Cuando Jesús dice: «Sígueme», te habla a ti en particular. La senda que te llame a seguir es tu senda de discipulado. Es una senda particular para ti, y cada seguidor de Jesús tiene su propia senda. La senda que Jesús quería que siguiera el joven rico era la de vender todo lo que tenía. Es posible que para otra persona el camino fuera conservar sus posesiones materiales y seguir a Dios de una forma distinta. El principio es que el discípulo le pertenece a Dios, es leal a Dios antes que a nada más y lo ama lo suficiente para hacer lo que Él le pida.
Un importante principio del discipulado es amar a Dios de la manera que te permita estar dispuesto a hacer lo que Él te indique, por mucho que te cueste. El precio puede variar de una persona a otra. Por eso, cuando Jesús dice, «el que no lleva su cruz y viene en pos de Mí no puede ser Mi discípulo»[3], se refiere a tu propia cruz, a la cruz que debes llevar tú en particular. El llamado que te hace te corresponde a ti y tu intención de seguirlo se refleja en lo dispuesto que estés a poner en el primer lugar de tus lealtades a Dios y al llamado que te ha hecho. Cuando te dice: «sígueme», te pide que te pongas en Sus manos, que le des el primer lugar de tu escala de prioridades, que renuncies a tu condición de propietario de ti mismo, que te coloques en la posición debida con relación a Dios, el soberano de todo. Jesús estableció la debida escala de prioridades cuando dijo:
Amarás al Señor tu Dios con todo tu corazón, y con toda tu alma, y con toda tu mente y con todas tus fuerzas[4].

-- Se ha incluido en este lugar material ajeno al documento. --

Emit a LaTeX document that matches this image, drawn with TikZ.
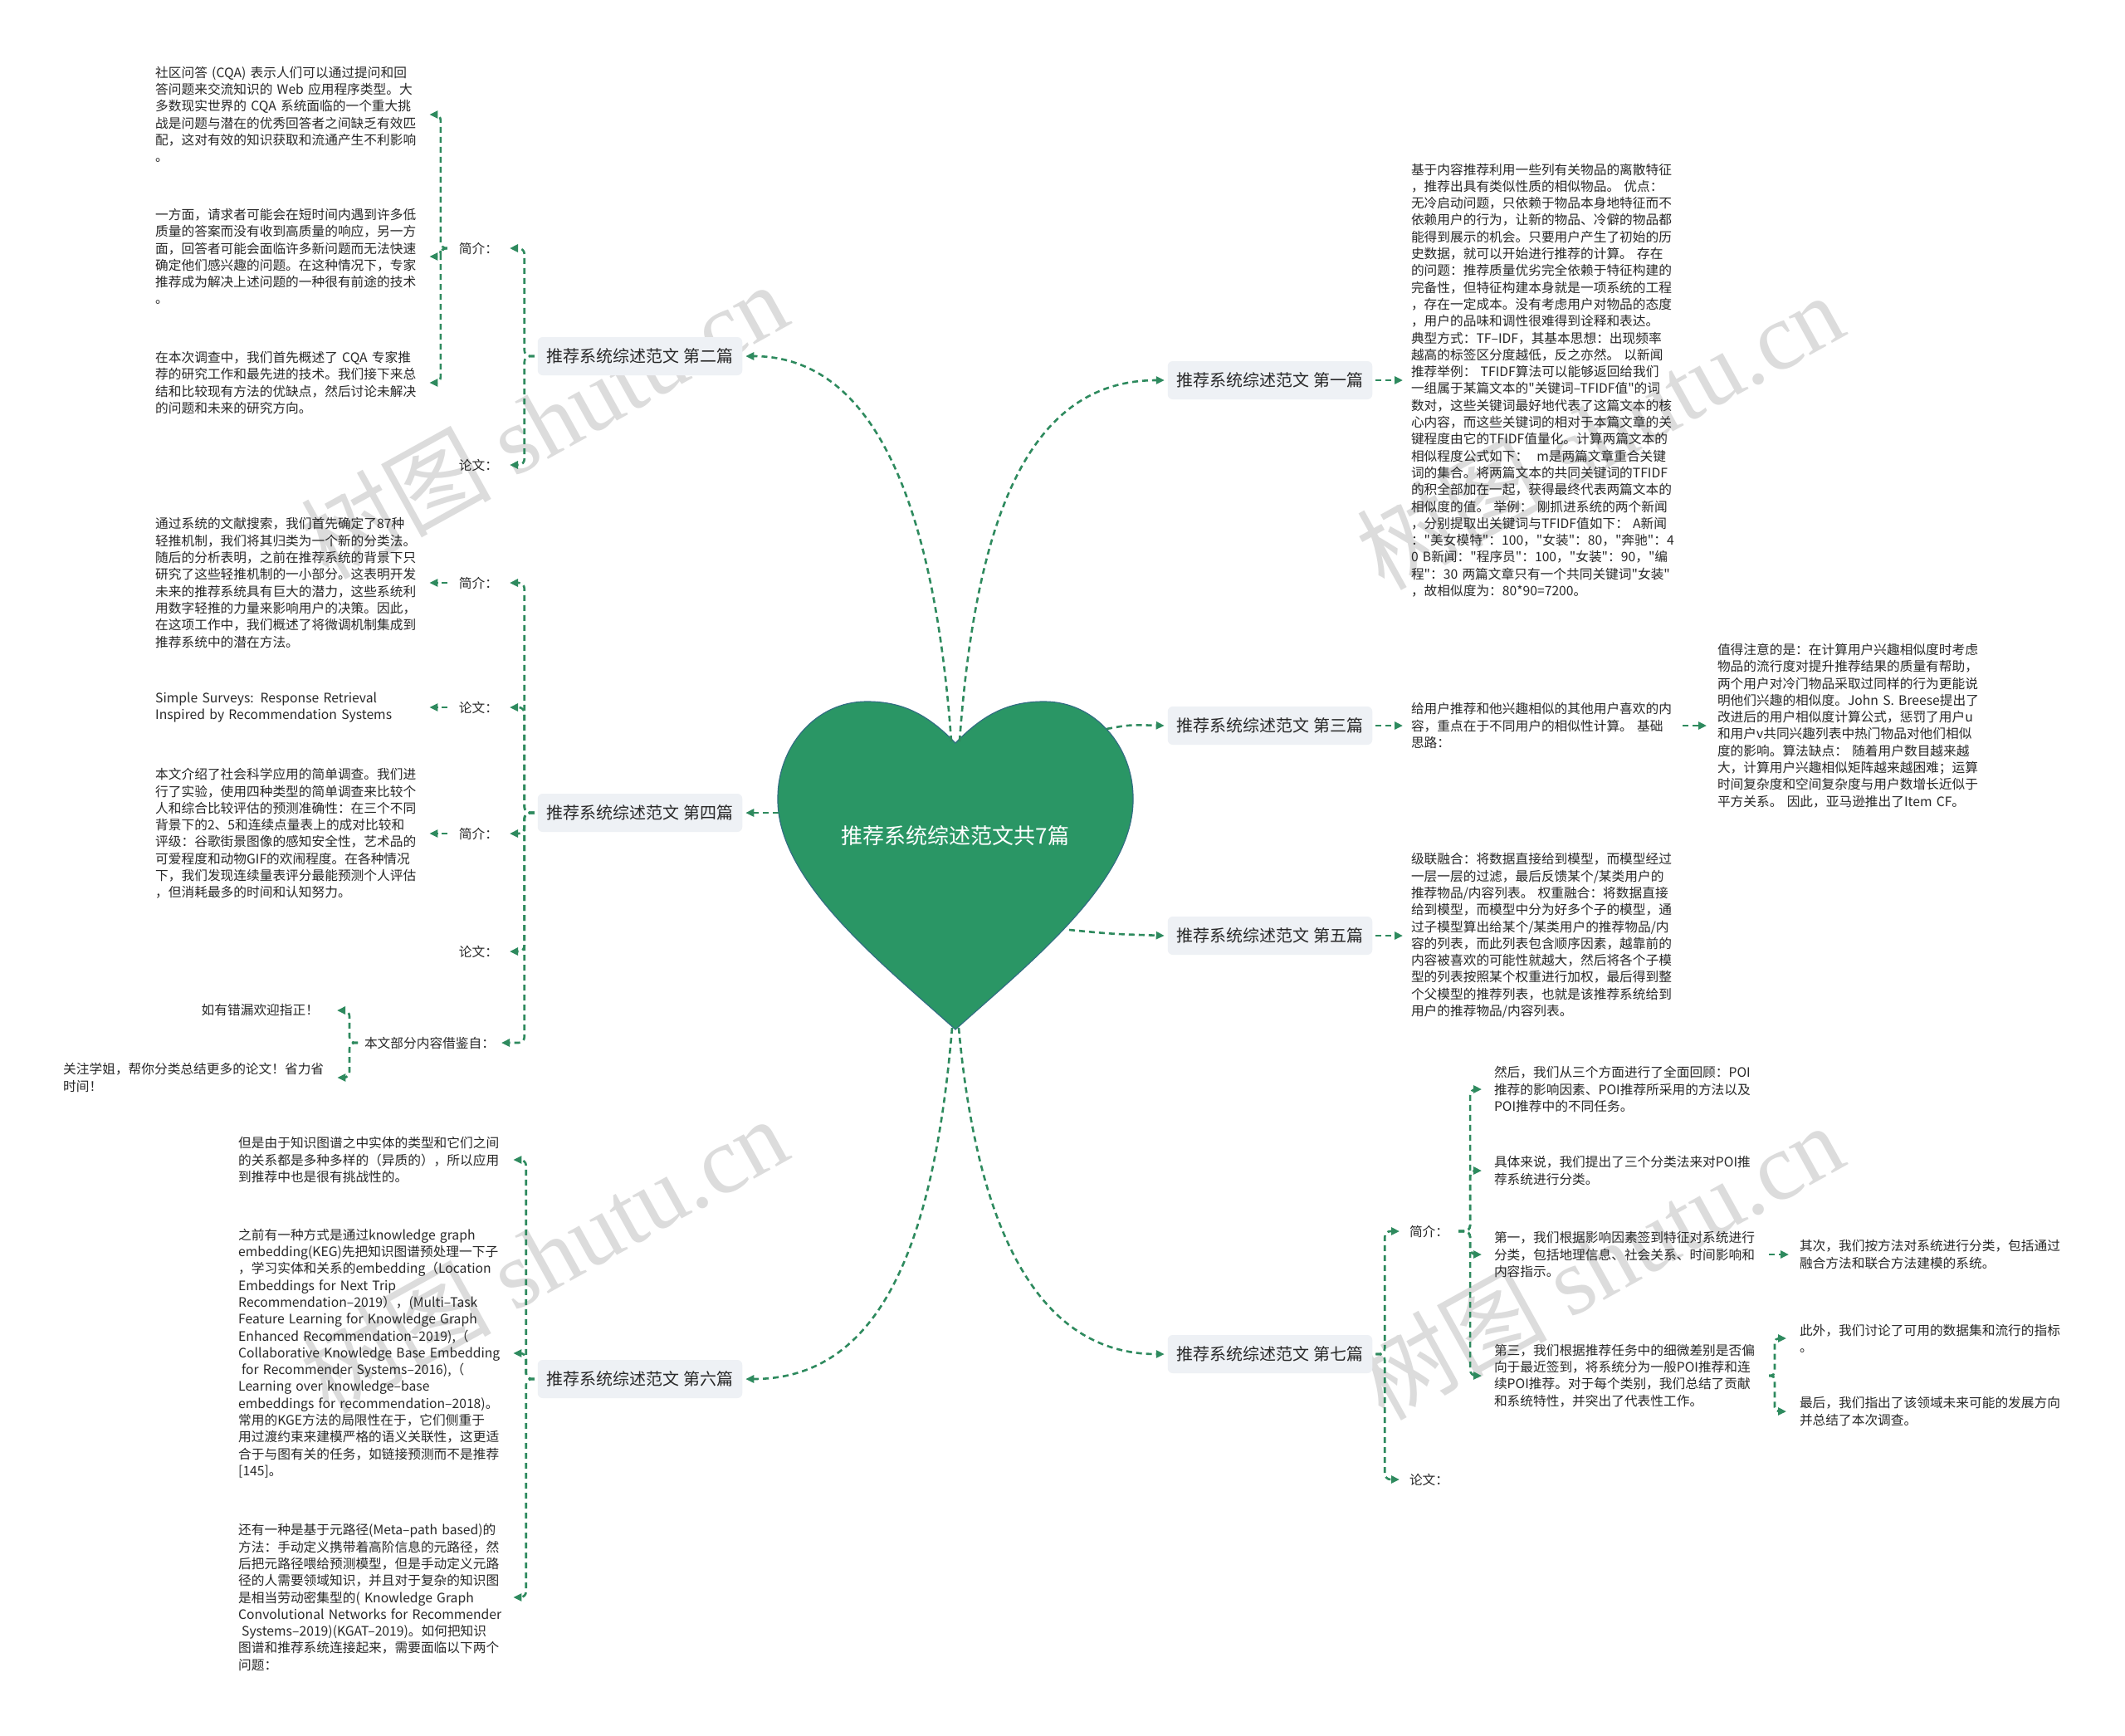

Si comprendes el principio de amar a Dios, de guardar Su palabra y del lugar que le corresponde a Él con respecto a los amores de esta vida y las posesiones, contarás con un principio rector que te orientará en las frecuentes decisiones de la vida. El principio elemental es que Dios, nuestro Creador, Salvador y el Espíritu que mora en nosotros, nos pide y se merece nuestro amor, lealtad y el lugar debido en nuestra vida. Es el punto de partida del discipulado. Amarlo es el primer paso del discipulado. Peter Amsterdam
Artículo publicado por primera vez en octubre de 2011. Texto adaptado y publicado de nuevo en febrero de 2015.